** START OF Data **
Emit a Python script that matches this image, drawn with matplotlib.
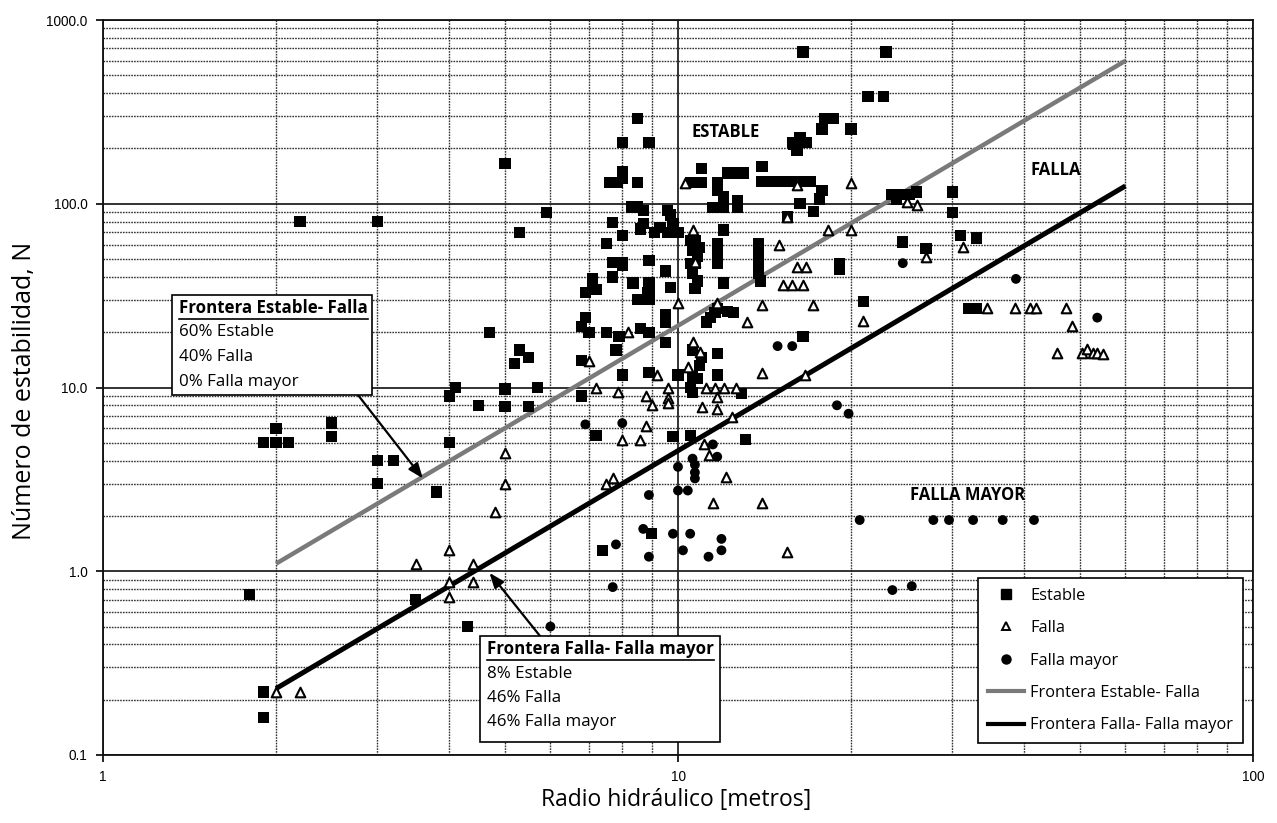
import matplotlib
matplotlib.use("Agg")
import matplotlib.pyplot as plt
from matplotlib.lines import Line2D
from matplotlib.patches import Rectangle
from matplotlib.ticker import FixedLocator, FixedFormatter, LogLocator, NullFormatter

# ---- data: hydraulic radius (m) and stability number N ----
estable_x = [1.8, 1.9, 1.9, 1.9, 2.0, 2.1, 2.0, 2.2, 3.0, 2.5, 2.5, 3.0, 3.2, 3.0, 3.8, 3.5, 4.3,
             4.0, 4.0, 4.1, 4.5, 5.0, 5.0, 5.5, 5.7, 4.7, 5.3, 5.2, 5.5, 5.0, 5.3, 5.9,
             6.8, 6.8, 6.9, 6.9, 6.8, 7.0, 7.1, 7.1, 7.2, 7.5, 7.8, 7.9, 8.6, 8.9, 9.5, 9.5, 9.5,
             8.5, 8.9, 8.9, 11.2, 11.4, 11.6, 11.7, 12.2, 12.5, 11.7, 10.6, 11.0, 10.9, 10.6, 10.8,
             10.5, 10.6, 12.9, 11.7, 8.9, 8.0, 10.0, 7.2, 9.8, 10.5, 13.1, 7.4, 9.0,
             8.5, 8.0, 8.9, 11.0, 14.0, 8.0, 8.0, 7.6, 7.85, 8.5, 10.5, 10.8, 11.0, 12.2, 12.5, 13.0,
             11.7, 11.7, 12.0, 11.5, 12.0, 12.7, 12.7, 14.0, 14.5, 15.0, 15.5, 16.0, 16.5, 17.0,
             15.8, 16.1, 8.3, 8.5, 8.7, 8.7, 8.6, 9.6, 9.7, 9.8, 10.0, 9.3, 9.1, 9.6, 7.7, 8.0, 7.5,
             7.7, 8.0, 8.0, 8.9, 9.5, 7.7, 8.35, 8.9, 8.85, 9.7, 12.0, 10.5, 10.7, 10.6, 10.9, 10.5,
             10.7, 10.8, 10.6, 10.8, 10.7, 11.7, 11.7, 11.7, 12.0, 13.8, 13.8, 13.8, 13.8, 13.9,
             16.5, 23.0, 21.4, 22.8, 18.0, 18.6, 17.8, 20.0, 16.3, 15.9, 16.7, 16.1, 17.8, 17.6,
             16.3, 17.2, 15.5, 23.5, 24.5, 25.3, 24.0, 26.0, 30.0, 30.0, 24.6, 27.0, 31.0, 33.0,
             19.1, 19.1, 21.0, 32.0, 33.0, 16.5]
estable_y = [0.75, 0.22, 0.16, 5.0, 5.0, 5.0, 6.0, 80, 80, 6.4, 5.4, 4.0, 4.0, 3.0, 2.7, 0.7, 0.5,
             5.0, 9.0, 10, 8.0, 9.8, 7.9, 7.9, 10, 20, 16, 13.5, 14.5, 165, 70, 90,
             14, 9.0, 33, 24, 21.5, 20, 39, 36, 34, 20, 16, 19, 21, 20, 25, 22.5, 17.6,
             30, 30, 33, 22.7, 24, 25.7, 27, 26, 25.7, 15.3, 16, 14.6, 13.2, 11.4, 11.2,
             10, 9.4, 9.3, 11.7, 12.1, 11.7, 11.7, 5.5, 5.4, 5.5, 5.2, 1.3, 1.6,
             290, 215, 215, 155, 160, 150, 138, 130, 130, 130, 130, 130, 130, 147, 147, 147,
             130, 119, 109, 95, 95, 104, 95, 132, 132, 132, 132, 132, 132, 132,
             215, 200, 96, 96, 92, 78, 73, 92, 87, 78, 70, 74, 70, 70, 79, 67, 61,
             48, 48, 46, 49, 43, 40, 37, 37, 33, 35, 37, 63, 63, 56, 58, 47.5,
             47.5, 52, 42, 38, 34.7, 61, 54, 47.5, 72, 61, 54, 47.5, 42, 38,
             670, 670, 385, 385, 290, 290, 255, 255, 230, 210, 215, 195, 118, 106,
             100, 91, 85, 112, 112, 112, 105, 116, 116, 90, 62, 57, 67, 65,
             47, 44, 29.5, 27, 27, 19]

falla_x = [2.0, 2.2, 3.5, 4.0, 4.0, 4.0, 4.4, 4.4, 5.0, 4.8, 5.0, 7.0, 7.2,
           10.3, 10.6, 10.7, 15.5, 15.0, 15.2, 15.8, 16.1,
           10.0, 11.7, 14.0, 13.2, 8.2, 10.6, 10.9, 9.2, 10.4, 14.0, 7.85, 8.8, 9.6, 9.6, 9.6,
           11.2, 11.6, 12.0, 12.6, 11.7, 9.0, 11.0, 11.7, 8.8, 8.0, 8.6, 12.4, 11.1, 11.3, 12.1,
           7.5, 7.7, 11.5, 14.0, 15.5,
           16.1, 20.0, 25.0, 26.0, 18.2, 20.0, 31.3, 27.0, 16.7, 16.5, 17.2, 21.0, 34.5, 38.5,
           41.0, 42.0, 45.6, 16.6, 47.3, 48.4, 50.4, 51.5, 52.6, 53.6, 54.8]
falla_y = [0.22, 0.22, 1.1, 1.3, 0.87, 0.72, 1.1, 0.87, 3.0, 2.1, 4.4, 14, 10,
           130, 72, 48, 85, 60, 36, 36, 45,
           29, 29, 28, 22.7, 20, 17.6, 15.6, 11.7, 13, 12, 9.4, 9.0, 10, 8.8, 8.2,
           10, 10, 10, 10, 8.9, 8.0, 7.8, 7.6, 6.2, 5.2, 5.2, 6.9, 4.9, 4.3, 3.25,
           3.0, 3.2, 2.35, 2.35, 1.28,
           126, 130, 102, 99, 72, 72, 58, 51, 45.5, 36, 28, 23, 27, 27,
           27, 27, 15.5, 11.7, 27, 21.6, 15.5, 16.2, 15.5, 15.5, 15.3]

mayor_x = [6.0, 14.9, 15.8, 6.9, 8.0, 11.5, 11.7, 10.0, 10.6, 10.7, 10.7, 10.7, 8.9, 10.0, 10.4,
           8.7, 9.8, 10.5, 7.8, 8.9, 10.2, 11.3, 11.9, 11.9, 7.7, 24.6, 38.7, 18.9, 19.8,
           20.7, 27.8, 29.6, 32.6, 36.7, 41.6, 23.6, 25.5, 53.6]
mayor_y = [0.5, 16.8, 16.8, 6.3, 6.4, 4.9, 4.2, 3.7, 4.1, 3.8, 3.45, 3.2, 2.6, 2.75, 2.75,
           1.7, 1.6, 1.6, 1.4, 1.2, 1.3, 1.2, 1.5, 1.3, 0.82, 47.5, 39, 8.0, 7.2,
           1.9, 1.9, 1.9, 1.9, 1.9, 1.9, 0.79, 0.83, 24]

# boundary lines (end points)
front1_x = [2.0, 60.0]
front1_y = [1.1, 600.0]
front2_x = [2.0, 60.0]
front2_y = [0.23, 125.0]

ytick_vals = [0.1, 1, 10, 100, 1000]
ytick_labels = ["0.1", "1.0", "10.0", "100.0", "1000.0"]
xtick_vals = [1, 10, 100]
xtick_labels = ["1", "10", "100"]

W, H = 1277, 823
fig = plt.figure(figsize=(W / 100, H / 100), dpi=100)
ax = fig.add_axes([103 / W, 1 - 755 / H, (1253 - 103) / W, (755 - 20) / H])
ax.set_xscale("log")
ax.set_yscale("log")
ax.set_xlim(1, 100)
ax.set_ylim(0.1, 1000)

# grid
ax.xaxis.set_minor_locator(LogLocator(base=10, subs=range(2, 10)))
ax.yaxis.set_minor_locator(LogLocator(base=10, subs=range(2, 10)))
ax.xaxis.set_minor_formatter(NullFormatter())
ax.yaxis.set_minor_formatter(NullFormatter())
ax.grid(True, which="major", color="#222222", lw=1.3, ls="-")
ax.grid(True, which="minor", color="#333333", lw=1.0, ls=(0, (1.2, 0.8)))
ax.set_axisbelow(True)

ax.xaxis.set_major_locator(FixedLocator(xtick_vals))
ax.xaxis.set_major_formatter(FixedFormatter(xtick_labels))
ax.yaxis.set_major_locator(FixedLocator(ytick_vals))
ax.yaxis.set_major_formatter(FixedFormatter(ytick_labels))
ax.tick_params(which="minor", length=0)
ax.tick_params(which="major", length=5, width=1.2, labelsize=9.8, pad=6)
for lab in ax.get_xticklabels() + ax.get_yticklabels():
    lab.set_fontfamily("Liberation Sans")
for sp in ax.spines.values():
    sp.set_linewidth(1.3)
    sp.set_color("#111111")

# boundaries
ax.plot(front1_x, front1_y, color="#7a7a7a", lw=3.2, solid_capstyle="butt", zorder=3)
ax.plot(front2_x, front2_y, color="black", lw=3.6, solid_capstyle="butt", zorder=3)

# points
ax.scatter(estable_x, estable_y, marker="s", s=66, c="black", edgecolors="none", zorder=4)
ax.scatter(falla_x, falla_y, marker="^", s=48, facecolors="white", edgecolors="black",
           linewidths=1.5, zorder=5)
ax.scatter(mayor_x, mayor_y, marker="o", s=50, c="black", edgecolors="none", zorder=5)

# region labels
lab_kw = dict(fontfamily="Open Sans", fontweight="bold", fontsize=12, color="black", zorder=6)
ax.text(12.1, 245, "ESTABLE", ha="center", va="center", **lab_kw)
ax.text(45.3, 152, "FALLA", ha="center", va="center", **lab_kw)
ax.text(31.9, 2.6, "FALLA MAYOR", ha="center", va="center", **lab_kw)

# annotation boxes
def fx(px):
    return px / W

def fy(py):
    return 1 - py / H

def note_box(x0, y0, x1, y1, lines, tip, start):
    fig.add_artist(Rectangle((fx(x0), fy(y1)), fx(x1) - fx(x0), fy(y0) - fy(y1),
                             transform=fig.transFigure, facecolor="white",
                             edgecolor="black", lw=1.2, zorder=10))
    yy = y0 + 13
    for i, t in enumerate(lines):
        fig.text(fx(x0 + 7), fy(yy), t, ha="left", va="center", fontsize=12.2,
                 fontfamily="Open Sans", fontweight="bold" if i == 0 else "normal", zorder=11)
        if i == 0:
            tt = fig.texts[-1]
            fig.canvas.draw()
            bb = tt.get_window_extent()
            fig.add_artist(Line2D([bb.x0 / W, bb.x1 / W], [fy(yy + 10.5)] * 2,
                                  transform=fig.transFigure, color="black", lw=1.2, zorder=11))
        yy += 24.5
    ax.annotate("", xy=tip, xycoords="data", xytext=(fx(start[0]), fy(start[1])),
                textcoords="figure fraction",
                arrowprops=dict(arrowstyle="-|>,head_length=0.9,head_width=0.35",
                                color="black", lw=1.6, shrinkA=0, shrinkB=0), zorder=9)

note_box(172, 295, 372, 395,
         ["Frontera Estable- Falla", "60% Estable", "40% Falla", "0% Falla mayor"],
         (3.6, 3.2), (358, 395))
note_box(480, 636, 720, 742,
         ["Frontera Falla- Falla mayor", "8% Estable", "46% Falla", "46% Falla mayor"],
         (4.7, 0.98), (540, 636))

# legend
handles = [
    Line2D([], [], ls="none", marker="s", ms=7, color="black"),
    Line2D([], [], ls="none", marker="^", ms=6, mfc="white", mec="black", mew=1.4),
    Line2D([], [], ls="none", marker="o", ms=6.5, color="black"),
    Line2D([], [], color="#7a7a7a", lw=3),
    Line2D([], [], color="black", lw=3),
]
labels = ["Estable", "Falla", "Falla mayor", "Frontera Estable- Falla", "Frontera Falla- Falla mayor"]
leg = ax.legend(handles, labels, loc="upper left",
                bbox_to_anchor=(fx(978), fy(578)),
                bbox_transform=fig.transFigure, frameon=True, fancybox=False,
                edgecolor="black", framealpha=1, prop={"family": "Open Sans", "size": 11.8},
                labelspacing=1.0, handlelength=2.2, handletextpad=0.4,
                borderpad=0.6, borderaxespad=0)
leg.get_frame().set_linewidth(1.2)
leg.set_zorder(12)

fig.text(676 / W, fy(800), "Radio hidráulico [metros]", ha="center", va="center",
         fontsize=16.5, fontfamily="Open Sans")
fig.text(25 / W, fy(391), "Número de estabilidad, N", ha="center", va="center",
         rotation=90, fontsize=18, fontfamily="Open Sans")

fig.savefig("out.png", dpi=100, facecolor="white")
** END OF Data **
§ **What to do**: Exactly reproduce the run of lines from the start of the listing through the line with "from matplotlib.ticker import", inclusive; pictures are not copied.

§ **Response below**:
Emit a Python script that matches this image, drawn with matplotlib.
import matplotlib
matplotlib.use("Agg")
import matplotlib.pyplot as plt
from matplotlib.lines import Line2D
from matplotlib.patches import Rectangle
from matplotlib.ticker import FixedLocator, FixedFormatter, LogLocator, NullFormatter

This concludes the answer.